▸ **Dataset excerpt**
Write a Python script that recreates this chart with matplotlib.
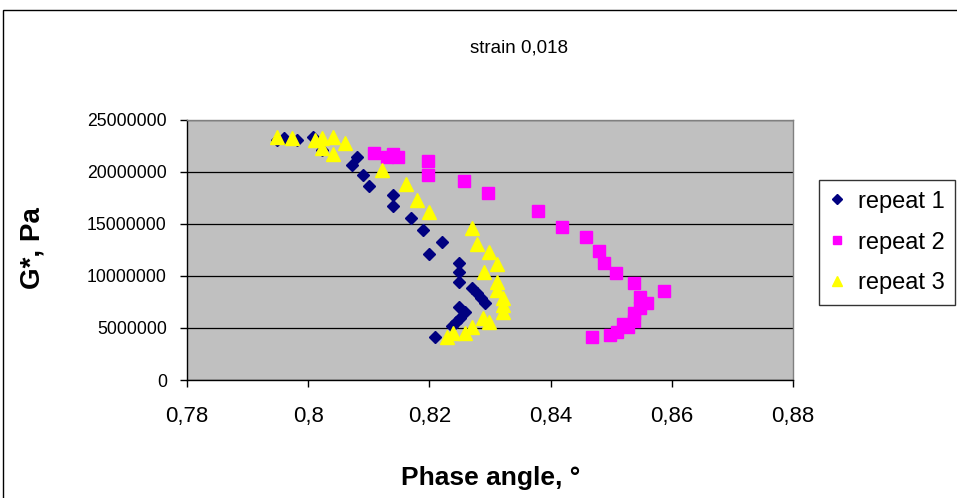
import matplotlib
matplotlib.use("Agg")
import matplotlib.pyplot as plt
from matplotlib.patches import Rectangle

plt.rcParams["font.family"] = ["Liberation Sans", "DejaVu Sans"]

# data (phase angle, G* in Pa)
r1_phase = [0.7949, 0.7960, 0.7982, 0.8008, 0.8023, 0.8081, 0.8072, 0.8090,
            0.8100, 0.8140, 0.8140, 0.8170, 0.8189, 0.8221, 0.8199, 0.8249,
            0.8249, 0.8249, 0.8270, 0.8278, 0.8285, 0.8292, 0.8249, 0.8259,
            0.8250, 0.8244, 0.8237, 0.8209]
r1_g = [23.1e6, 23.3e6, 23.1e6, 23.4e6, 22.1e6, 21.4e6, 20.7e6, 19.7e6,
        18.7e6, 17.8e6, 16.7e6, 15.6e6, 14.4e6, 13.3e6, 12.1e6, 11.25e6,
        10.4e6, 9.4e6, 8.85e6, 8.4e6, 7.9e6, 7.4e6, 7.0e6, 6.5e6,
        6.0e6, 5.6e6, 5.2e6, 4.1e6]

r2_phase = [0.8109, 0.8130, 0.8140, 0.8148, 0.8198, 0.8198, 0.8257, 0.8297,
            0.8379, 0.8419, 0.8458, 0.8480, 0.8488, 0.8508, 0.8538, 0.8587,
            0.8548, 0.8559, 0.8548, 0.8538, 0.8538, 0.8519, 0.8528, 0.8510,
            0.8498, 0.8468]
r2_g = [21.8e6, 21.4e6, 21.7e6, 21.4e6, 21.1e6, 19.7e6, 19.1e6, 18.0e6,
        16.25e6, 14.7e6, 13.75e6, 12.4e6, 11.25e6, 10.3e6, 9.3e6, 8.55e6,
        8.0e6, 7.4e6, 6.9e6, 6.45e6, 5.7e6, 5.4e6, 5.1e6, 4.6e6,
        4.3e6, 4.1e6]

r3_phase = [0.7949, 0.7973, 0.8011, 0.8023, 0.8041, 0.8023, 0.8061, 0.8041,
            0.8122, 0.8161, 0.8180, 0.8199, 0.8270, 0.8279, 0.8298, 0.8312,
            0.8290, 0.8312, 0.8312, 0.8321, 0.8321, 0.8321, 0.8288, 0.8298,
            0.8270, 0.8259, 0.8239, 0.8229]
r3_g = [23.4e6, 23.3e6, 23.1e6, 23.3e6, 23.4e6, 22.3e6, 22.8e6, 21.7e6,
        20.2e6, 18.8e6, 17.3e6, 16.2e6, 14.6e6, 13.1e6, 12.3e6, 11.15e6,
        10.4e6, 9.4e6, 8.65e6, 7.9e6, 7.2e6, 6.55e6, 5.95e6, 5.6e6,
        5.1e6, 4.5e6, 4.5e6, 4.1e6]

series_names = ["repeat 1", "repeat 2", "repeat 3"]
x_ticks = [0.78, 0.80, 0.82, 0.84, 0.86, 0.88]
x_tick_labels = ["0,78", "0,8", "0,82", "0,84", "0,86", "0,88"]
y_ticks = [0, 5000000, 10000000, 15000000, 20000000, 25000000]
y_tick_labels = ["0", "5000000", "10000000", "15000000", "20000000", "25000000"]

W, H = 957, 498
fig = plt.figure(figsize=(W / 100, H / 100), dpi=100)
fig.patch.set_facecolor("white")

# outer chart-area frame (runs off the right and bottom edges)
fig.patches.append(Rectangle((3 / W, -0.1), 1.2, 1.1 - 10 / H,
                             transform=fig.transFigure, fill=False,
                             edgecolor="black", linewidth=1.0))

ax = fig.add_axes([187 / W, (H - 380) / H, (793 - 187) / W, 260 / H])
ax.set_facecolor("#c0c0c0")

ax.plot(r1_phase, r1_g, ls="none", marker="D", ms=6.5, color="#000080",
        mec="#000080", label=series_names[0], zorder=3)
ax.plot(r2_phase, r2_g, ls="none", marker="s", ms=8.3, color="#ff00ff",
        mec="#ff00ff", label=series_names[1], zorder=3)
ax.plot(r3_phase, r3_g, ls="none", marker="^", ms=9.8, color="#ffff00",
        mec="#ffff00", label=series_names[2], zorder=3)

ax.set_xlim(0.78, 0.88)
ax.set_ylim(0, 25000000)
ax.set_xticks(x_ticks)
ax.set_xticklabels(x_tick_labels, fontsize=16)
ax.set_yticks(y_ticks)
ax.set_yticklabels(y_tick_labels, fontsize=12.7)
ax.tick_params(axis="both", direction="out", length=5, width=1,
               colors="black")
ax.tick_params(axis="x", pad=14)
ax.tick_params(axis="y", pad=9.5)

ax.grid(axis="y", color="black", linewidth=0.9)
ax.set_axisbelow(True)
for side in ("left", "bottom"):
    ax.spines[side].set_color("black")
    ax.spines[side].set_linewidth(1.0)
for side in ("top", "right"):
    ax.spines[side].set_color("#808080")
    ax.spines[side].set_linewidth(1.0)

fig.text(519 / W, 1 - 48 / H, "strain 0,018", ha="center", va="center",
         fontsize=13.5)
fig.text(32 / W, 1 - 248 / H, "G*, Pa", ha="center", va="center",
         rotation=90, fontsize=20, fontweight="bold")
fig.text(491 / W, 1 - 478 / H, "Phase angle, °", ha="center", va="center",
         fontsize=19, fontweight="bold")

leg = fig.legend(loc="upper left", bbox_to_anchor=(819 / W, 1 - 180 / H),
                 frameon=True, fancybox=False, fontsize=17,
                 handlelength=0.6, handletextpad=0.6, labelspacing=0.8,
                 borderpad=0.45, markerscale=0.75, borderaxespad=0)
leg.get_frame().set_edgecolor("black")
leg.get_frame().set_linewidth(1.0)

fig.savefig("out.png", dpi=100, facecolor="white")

▸ **Prompt**
Point out every line holding the string "matplotlib" and copy it.

▸ **Result of the task**
Write a Python script that recreates this chart with matplotlib.
import matplotlib
matplotlib.use("Agg")
import matplotlib.pyplot as plt
from matplotlib.patches import Rectangle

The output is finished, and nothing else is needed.